What the task asks
Pictures stay out of this copy, which runs from the first line of the material through the line containing "0.758, 0.847, 0.913, 0.944, 1.0, 1.04]".

Collected material

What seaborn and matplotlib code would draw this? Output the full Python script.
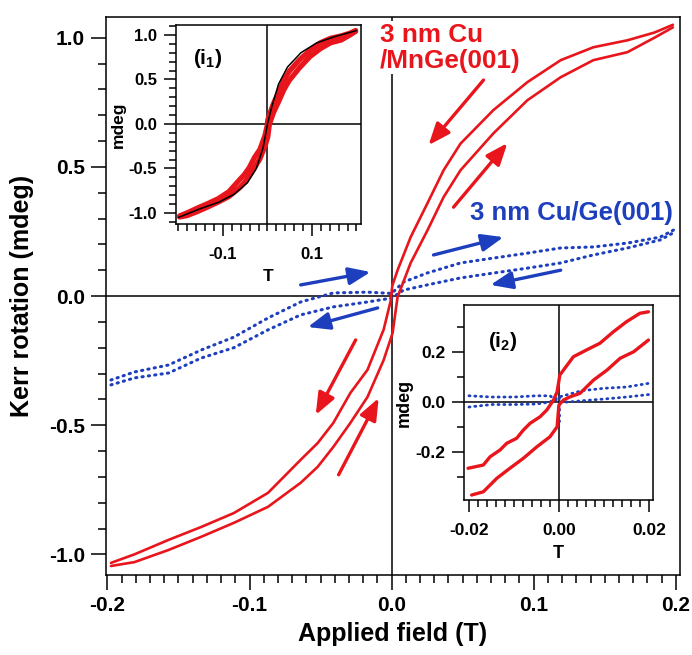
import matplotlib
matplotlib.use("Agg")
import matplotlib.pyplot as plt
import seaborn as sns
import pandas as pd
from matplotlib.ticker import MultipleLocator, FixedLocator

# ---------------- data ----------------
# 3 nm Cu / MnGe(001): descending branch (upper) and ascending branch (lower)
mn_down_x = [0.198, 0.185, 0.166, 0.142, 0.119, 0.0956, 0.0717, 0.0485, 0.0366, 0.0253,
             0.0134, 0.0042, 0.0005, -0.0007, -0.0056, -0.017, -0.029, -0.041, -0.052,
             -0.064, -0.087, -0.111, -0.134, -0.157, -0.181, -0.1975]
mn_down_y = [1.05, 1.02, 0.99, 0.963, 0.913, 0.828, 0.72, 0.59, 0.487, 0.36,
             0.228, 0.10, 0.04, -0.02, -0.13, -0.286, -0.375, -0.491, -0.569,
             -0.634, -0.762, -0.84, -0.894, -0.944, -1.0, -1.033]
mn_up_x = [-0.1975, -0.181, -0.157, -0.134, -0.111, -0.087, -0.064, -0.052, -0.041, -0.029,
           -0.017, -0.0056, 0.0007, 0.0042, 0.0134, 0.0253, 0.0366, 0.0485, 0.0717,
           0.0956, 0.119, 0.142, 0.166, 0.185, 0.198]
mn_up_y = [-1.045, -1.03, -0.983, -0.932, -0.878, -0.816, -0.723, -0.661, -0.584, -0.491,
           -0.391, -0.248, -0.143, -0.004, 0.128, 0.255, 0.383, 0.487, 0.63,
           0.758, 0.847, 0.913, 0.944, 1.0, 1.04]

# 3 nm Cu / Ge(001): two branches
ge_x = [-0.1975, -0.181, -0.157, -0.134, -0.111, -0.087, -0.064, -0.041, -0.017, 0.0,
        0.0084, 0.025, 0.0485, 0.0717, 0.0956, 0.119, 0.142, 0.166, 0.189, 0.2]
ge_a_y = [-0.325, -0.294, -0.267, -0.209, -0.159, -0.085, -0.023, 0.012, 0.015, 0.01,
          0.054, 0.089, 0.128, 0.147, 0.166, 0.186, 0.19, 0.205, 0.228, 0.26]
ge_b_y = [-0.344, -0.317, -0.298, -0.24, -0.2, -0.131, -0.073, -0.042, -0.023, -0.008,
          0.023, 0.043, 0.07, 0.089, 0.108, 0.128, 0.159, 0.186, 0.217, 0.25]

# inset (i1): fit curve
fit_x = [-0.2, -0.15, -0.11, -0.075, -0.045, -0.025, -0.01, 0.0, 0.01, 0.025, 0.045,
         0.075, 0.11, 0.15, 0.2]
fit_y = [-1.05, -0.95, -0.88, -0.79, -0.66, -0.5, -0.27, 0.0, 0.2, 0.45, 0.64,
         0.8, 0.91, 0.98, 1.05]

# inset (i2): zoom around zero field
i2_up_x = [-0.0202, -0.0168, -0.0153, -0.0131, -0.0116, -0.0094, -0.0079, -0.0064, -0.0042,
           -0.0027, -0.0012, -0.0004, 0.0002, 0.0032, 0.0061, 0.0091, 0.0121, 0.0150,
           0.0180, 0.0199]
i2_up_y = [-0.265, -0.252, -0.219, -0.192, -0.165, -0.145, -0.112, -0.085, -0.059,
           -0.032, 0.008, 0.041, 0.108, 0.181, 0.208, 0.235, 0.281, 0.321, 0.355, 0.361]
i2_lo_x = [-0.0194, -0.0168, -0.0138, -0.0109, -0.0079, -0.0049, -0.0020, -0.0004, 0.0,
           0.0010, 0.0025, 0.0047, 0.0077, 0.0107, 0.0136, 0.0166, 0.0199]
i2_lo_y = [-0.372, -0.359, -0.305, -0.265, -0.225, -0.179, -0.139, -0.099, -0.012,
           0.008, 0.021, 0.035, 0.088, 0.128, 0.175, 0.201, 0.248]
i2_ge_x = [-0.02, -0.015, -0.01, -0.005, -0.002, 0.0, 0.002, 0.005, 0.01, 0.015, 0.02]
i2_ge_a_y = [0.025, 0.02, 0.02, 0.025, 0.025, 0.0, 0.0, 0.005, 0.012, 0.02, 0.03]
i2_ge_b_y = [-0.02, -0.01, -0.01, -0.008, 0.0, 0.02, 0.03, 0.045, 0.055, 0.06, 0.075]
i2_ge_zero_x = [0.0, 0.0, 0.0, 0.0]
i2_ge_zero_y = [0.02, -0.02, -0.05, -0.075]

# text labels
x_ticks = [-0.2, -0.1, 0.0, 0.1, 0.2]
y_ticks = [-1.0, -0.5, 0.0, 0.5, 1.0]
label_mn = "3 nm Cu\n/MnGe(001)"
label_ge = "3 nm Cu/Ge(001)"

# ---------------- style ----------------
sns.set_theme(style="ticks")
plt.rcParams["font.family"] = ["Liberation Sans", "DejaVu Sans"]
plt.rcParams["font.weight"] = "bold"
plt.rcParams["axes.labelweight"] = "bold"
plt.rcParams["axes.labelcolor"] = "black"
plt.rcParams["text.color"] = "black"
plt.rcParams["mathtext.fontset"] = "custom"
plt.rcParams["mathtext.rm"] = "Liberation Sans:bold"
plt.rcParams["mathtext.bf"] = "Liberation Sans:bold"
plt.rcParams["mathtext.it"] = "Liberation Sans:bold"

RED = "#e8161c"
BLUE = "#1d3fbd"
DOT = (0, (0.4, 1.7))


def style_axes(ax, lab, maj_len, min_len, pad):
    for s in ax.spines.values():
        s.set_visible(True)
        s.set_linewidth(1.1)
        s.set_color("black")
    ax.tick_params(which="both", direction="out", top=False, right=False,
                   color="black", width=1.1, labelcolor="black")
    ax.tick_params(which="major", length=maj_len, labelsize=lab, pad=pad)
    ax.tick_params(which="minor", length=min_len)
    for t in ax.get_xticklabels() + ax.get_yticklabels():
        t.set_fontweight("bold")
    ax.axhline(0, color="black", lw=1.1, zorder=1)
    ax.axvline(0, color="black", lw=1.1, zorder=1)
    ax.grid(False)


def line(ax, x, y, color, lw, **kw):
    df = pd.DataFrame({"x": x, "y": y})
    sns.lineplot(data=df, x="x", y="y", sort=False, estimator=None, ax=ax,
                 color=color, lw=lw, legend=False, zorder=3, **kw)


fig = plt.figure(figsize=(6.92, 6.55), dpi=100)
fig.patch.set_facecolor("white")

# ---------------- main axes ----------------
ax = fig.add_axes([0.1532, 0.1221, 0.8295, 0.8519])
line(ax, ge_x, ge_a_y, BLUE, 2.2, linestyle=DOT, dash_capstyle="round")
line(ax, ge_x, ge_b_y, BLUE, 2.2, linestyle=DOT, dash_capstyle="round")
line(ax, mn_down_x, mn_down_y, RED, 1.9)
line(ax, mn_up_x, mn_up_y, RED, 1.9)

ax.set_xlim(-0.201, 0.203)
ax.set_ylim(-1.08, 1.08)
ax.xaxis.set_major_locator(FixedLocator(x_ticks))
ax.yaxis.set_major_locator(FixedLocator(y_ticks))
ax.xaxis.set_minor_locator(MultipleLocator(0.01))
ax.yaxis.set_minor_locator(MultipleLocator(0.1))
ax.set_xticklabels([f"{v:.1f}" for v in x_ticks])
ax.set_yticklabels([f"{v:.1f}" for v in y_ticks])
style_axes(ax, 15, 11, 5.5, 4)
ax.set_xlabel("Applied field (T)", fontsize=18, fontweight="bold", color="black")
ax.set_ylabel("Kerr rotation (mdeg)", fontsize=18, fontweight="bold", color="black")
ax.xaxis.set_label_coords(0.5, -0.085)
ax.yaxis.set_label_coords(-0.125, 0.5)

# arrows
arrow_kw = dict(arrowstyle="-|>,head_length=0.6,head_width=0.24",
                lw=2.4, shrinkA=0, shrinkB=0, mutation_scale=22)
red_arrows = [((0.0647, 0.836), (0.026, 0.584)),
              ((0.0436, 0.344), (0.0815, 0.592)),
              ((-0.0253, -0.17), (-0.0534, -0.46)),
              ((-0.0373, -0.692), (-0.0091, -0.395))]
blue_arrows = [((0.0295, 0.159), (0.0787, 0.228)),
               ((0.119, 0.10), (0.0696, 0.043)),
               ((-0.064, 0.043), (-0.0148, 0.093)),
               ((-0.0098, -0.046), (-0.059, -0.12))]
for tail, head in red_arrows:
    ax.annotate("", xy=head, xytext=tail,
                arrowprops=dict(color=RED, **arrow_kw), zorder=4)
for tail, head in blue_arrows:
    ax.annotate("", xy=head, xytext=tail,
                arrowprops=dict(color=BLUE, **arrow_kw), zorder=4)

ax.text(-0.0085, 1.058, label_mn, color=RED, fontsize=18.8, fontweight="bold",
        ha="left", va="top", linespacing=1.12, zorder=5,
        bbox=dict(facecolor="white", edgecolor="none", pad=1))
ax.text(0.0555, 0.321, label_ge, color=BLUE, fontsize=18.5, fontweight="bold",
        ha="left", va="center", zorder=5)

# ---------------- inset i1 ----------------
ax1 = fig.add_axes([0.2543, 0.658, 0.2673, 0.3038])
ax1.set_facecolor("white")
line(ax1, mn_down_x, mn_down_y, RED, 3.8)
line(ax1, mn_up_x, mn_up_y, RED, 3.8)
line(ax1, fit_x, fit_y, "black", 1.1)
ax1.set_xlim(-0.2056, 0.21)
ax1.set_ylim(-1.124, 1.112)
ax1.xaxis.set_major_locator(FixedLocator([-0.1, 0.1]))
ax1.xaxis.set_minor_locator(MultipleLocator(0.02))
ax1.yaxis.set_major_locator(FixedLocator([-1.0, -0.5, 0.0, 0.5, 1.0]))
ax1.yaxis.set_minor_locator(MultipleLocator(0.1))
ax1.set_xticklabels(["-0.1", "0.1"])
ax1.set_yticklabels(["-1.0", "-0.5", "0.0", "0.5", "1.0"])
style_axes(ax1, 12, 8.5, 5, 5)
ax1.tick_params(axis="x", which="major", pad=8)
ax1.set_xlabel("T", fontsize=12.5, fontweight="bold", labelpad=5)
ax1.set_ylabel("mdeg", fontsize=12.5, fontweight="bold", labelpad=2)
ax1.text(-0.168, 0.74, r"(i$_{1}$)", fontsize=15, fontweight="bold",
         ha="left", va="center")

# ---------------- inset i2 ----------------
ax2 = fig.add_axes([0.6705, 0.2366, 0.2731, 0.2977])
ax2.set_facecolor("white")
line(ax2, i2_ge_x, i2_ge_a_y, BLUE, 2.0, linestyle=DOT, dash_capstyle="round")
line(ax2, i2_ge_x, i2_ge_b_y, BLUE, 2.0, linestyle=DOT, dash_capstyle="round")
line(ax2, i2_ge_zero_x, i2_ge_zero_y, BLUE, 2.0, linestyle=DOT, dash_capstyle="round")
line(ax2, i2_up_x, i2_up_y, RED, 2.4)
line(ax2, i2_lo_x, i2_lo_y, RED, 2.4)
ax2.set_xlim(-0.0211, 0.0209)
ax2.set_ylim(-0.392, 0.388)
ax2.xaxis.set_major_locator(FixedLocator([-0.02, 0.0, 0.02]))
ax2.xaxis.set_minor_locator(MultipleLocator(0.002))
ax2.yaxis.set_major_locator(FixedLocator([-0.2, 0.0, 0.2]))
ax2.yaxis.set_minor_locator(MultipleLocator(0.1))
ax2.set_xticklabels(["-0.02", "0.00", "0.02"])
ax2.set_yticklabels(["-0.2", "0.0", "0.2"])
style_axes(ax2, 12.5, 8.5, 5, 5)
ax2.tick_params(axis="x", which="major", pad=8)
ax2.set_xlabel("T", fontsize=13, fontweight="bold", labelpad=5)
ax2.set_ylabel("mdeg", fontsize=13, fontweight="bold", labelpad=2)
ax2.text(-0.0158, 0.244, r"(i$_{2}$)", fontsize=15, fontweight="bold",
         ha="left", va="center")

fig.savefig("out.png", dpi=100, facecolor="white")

Solved exercise
What seaborn and matplotlib code would draw this? Output the full Python script.
import matplotlib
matplotlib.use("Agg")
import matplotlib.pyplot as plt
import seaborn as sns
import pandas as pd
from matplotlib.ticker import MultipleLocator, FixedLocator

# ---------------- data ----------------
# 3 nm Cu / MnGe(001): descending branch (upper) and ascending branch (lower)
mn_down_x = [0.198, 0.185, 0.166, 0.142, 0.119, 0.0956, 0.0717, 0.0485, 0.0366, 0.0253,
             0.0134, 0.0042, 0.0005, -0.0007, -0.0056, -0.017, -0.029, -0.041, -0.052,
             -0.064, -0.087, -0.111, -0.134, -0.157, -0.181, -0.1975]
mn_down_y = [1.05, 1.02, 0.99, 0.963, 0.913, 0.828, 0.72, 0.59, 0.487, 0.36,
             0.228, 0.10, 0.04, -0.02, -0.13, -0.286, -0.375, -0.491, -0.569,
             -0.634, -0.762, -0.84, -0.894, -0.944, -1.0, -1.033]
mn_up_x = [-0.1975, -0.181, -0.157, -0.134, -0.111, -0.087, -0.064, -0.052, -0.041, -0.029,
           -0.017, -0.0056, 0.0007, 0.0042, 0.0134, 0.0253, 0.0366, 0.0485, 0.0717,
           0.0956, 0.119, 0.142, 0.166, 0.185, 0.198]
mn_up_y = [-1.045, -1.03, -0.983, -0.932, -0.878, -0.816, -0.723, -0.661, -0.584, -0.491,
           -0.391, -0.248, -0.143, -0.004, 0.128, 0.255, 0.383, 0.487, 0.63,
           0.758, 0.847, 0.913, 0.944, 1.0, 1.04]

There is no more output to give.